If one was to run "A VM with Win2K8 Enterprise, 64bit - needs 8 vCPUS" - in a real world environement, but the only options in the VM edit settings page we ONE, TWO or FOUR vCPUs then would the reason for this potentially be?....
An ESX 3.x host has two AMD dual-core CPUs - OR - An ESXi host has two Intel dual-core CPUs.
Is there difference between the ways which AMD/ESX present vCPUs in comparison to Intel/ESXi??? As far as I was concerned, both options would only allow you configure a VM (irresepctive of OS) with a MAXIMUM of 4 cores (two from each Socket?)
Can anyone push me in the right direction as I am entirely confused about this...?

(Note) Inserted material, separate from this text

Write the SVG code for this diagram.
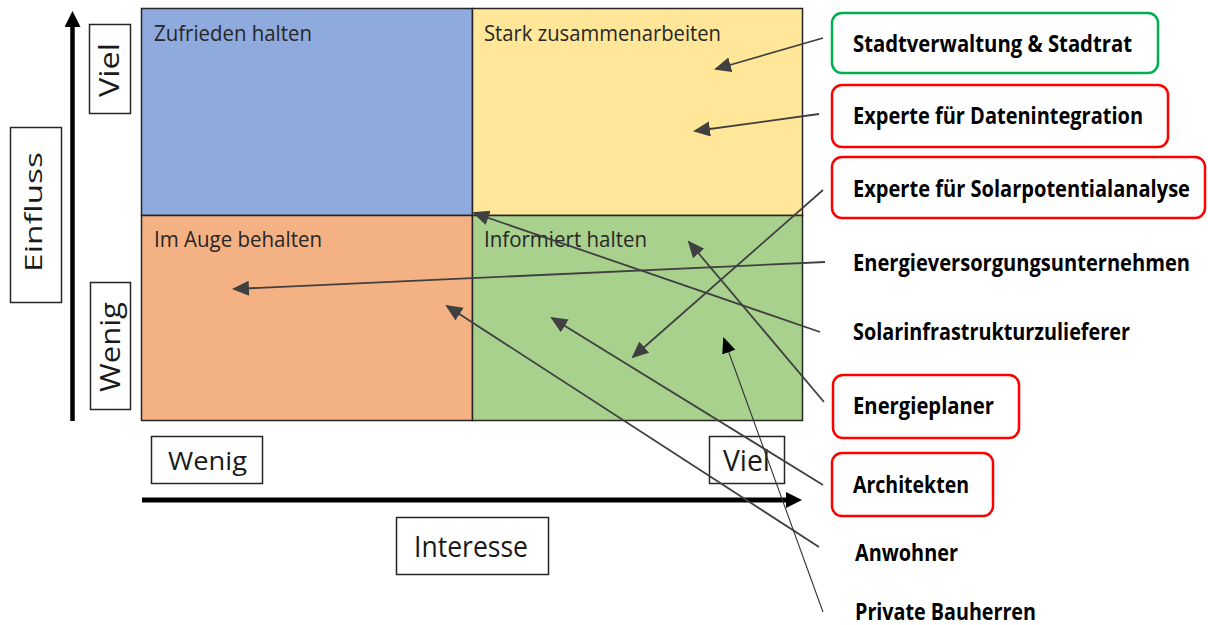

Message was edited by: egroeg1 on January 29th @ 18.23
No there is no difference between AMD and Intel - the issue is the ESX 3.x only support 4 vcpus -
intel has HT technology and AMD doesn't
so with a 2 x dual core intel cpus you could make a 8 vCPU virtual because is has 4 physcial cores but 8 logical, where 2 x AMD dual core cpus can only make a 4 vCPU virtual.
Cheers
and ESX 3.x does not support 8 vCPUs -
Thanks - this totally makes sense REGARDLESS which version ESX, or even which version of another OS you are using!